L’affectio societatis ne devrait donc pas être prise en compte car il est délicat d’en faire un critère essentiel. D’ailleurs, le Professeur WHAL soutenait déjà qu’ »à son avis, cette condition, qui dérive du droit romain, doit être rayée ». (Vr A. WHAL, Précis théorique et pratique de droit commercial, Sirey 1922, spéc n° 469)

Que dire de la vocation aux bénéfices ?

La vocation au bénéfice ne semble pas non plus être un critère déterminant. L’idée de gain s’est diluée au point d’absorber celle d’économie.

Cet élément n’est rien d’autre que la conséquence d’un autre critère qui est l’apport et peut donc être défini comme la cause de l’obligation de l’associé qui est d’apporter. ( Vr H. CAPITANT « De la cause des obligations » ; Thèse, Dalloz 2ed 1924, spéc n° 9)

2. Le droit d’intervention dans les affaires sociales serait alors le second élément de la notion d’associé.

Il engloberait le droit pour l’associé de demander des comptes aux dirigeants sociaux et de participer à la détermination des objectifs sociaux. (Vr D. SCHMIDT « Les droits de la minorité dans la société anonyme » ; thèse Paris, 1970)

« Le rapport issu d’un contrat de société, avec la collaboration qui en résulte, implique une ingérence, un contrôle étroit et une faculté de critique dans la manière dont s’accomplissent les affaires communes, c’est-à-dire un pouvoir d’intrusion. (Vr E. THALLER, note sous Req, 3 mars 1903, Rec Dalloz 1904, I, 257)

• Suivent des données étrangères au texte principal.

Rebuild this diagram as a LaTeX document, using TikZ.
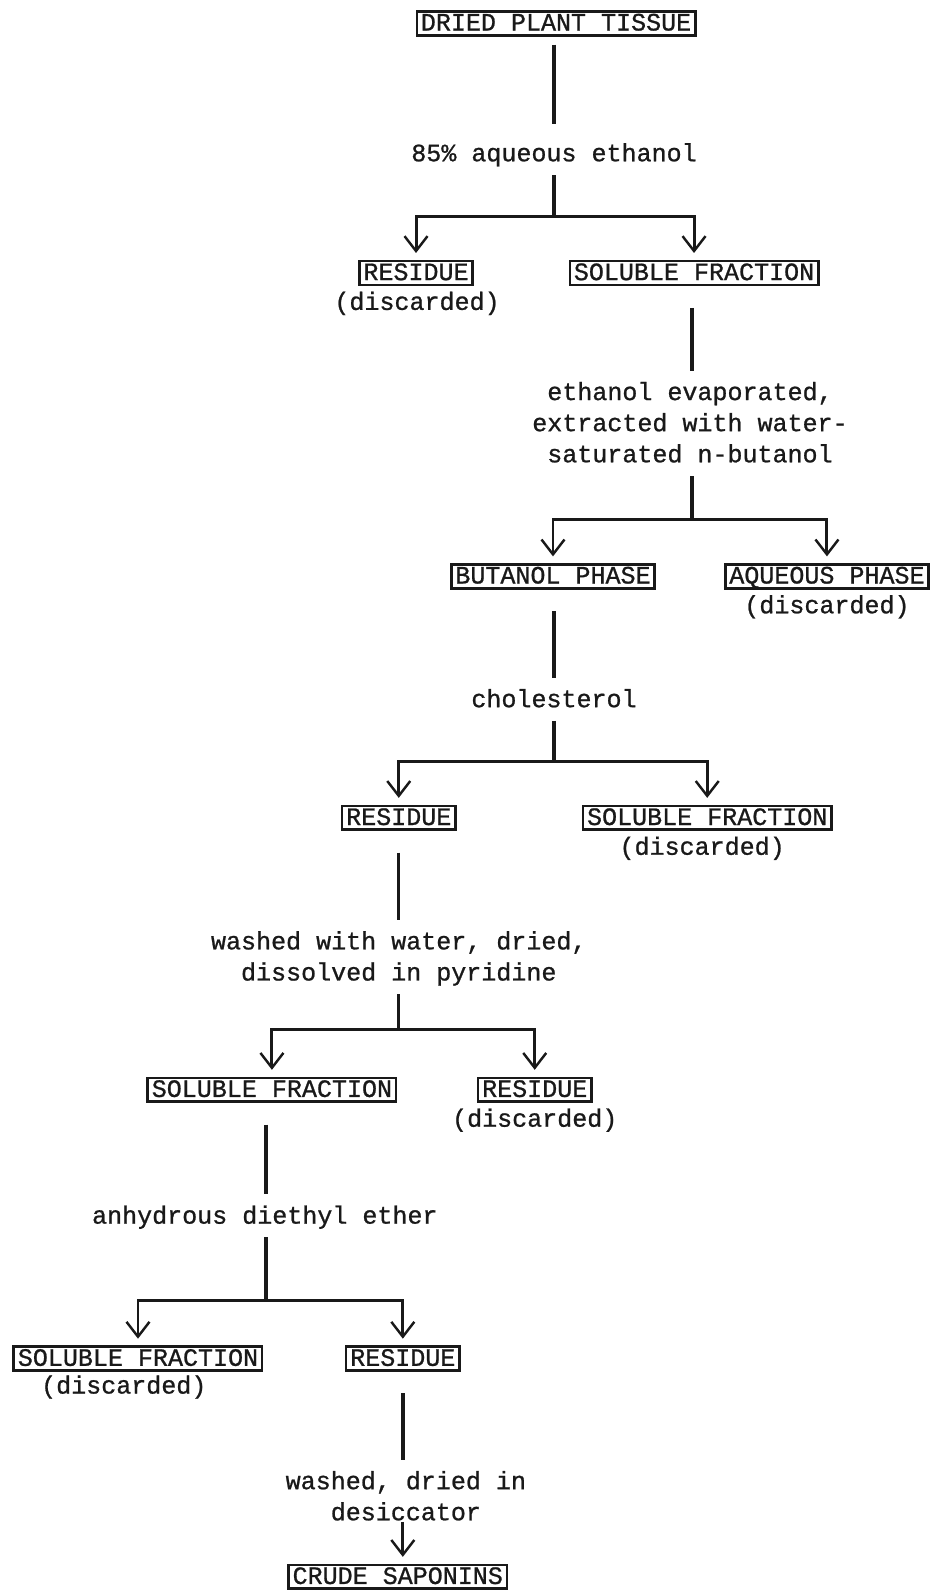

Ce droit d’intervention se manifeste concrètement par la réunion individuelle du droit de contrôle et du droit d’information.

L’article 125 de l’AUSC ne précise t-il pas que, tout associé a le droit de participer aux décisions collectives.

En définitive on peut retenir que ces deux critères sont étroitement liés de sorte que l’apport modèle le droit d’intervention.

L’apport fournit la mesure du droit d’intervention en raison de l’application de la loi de la majorité, c’est ainsi que l’intervention d’un associé majoritaire aura plus de poids que celle d’un minoritaire.

En revanche, le droit d’intervention réfléchit sur l’apport, c’est ainsi qu’un droit d’intervention renforcé est de nature à conférer plus de valeur à un apport.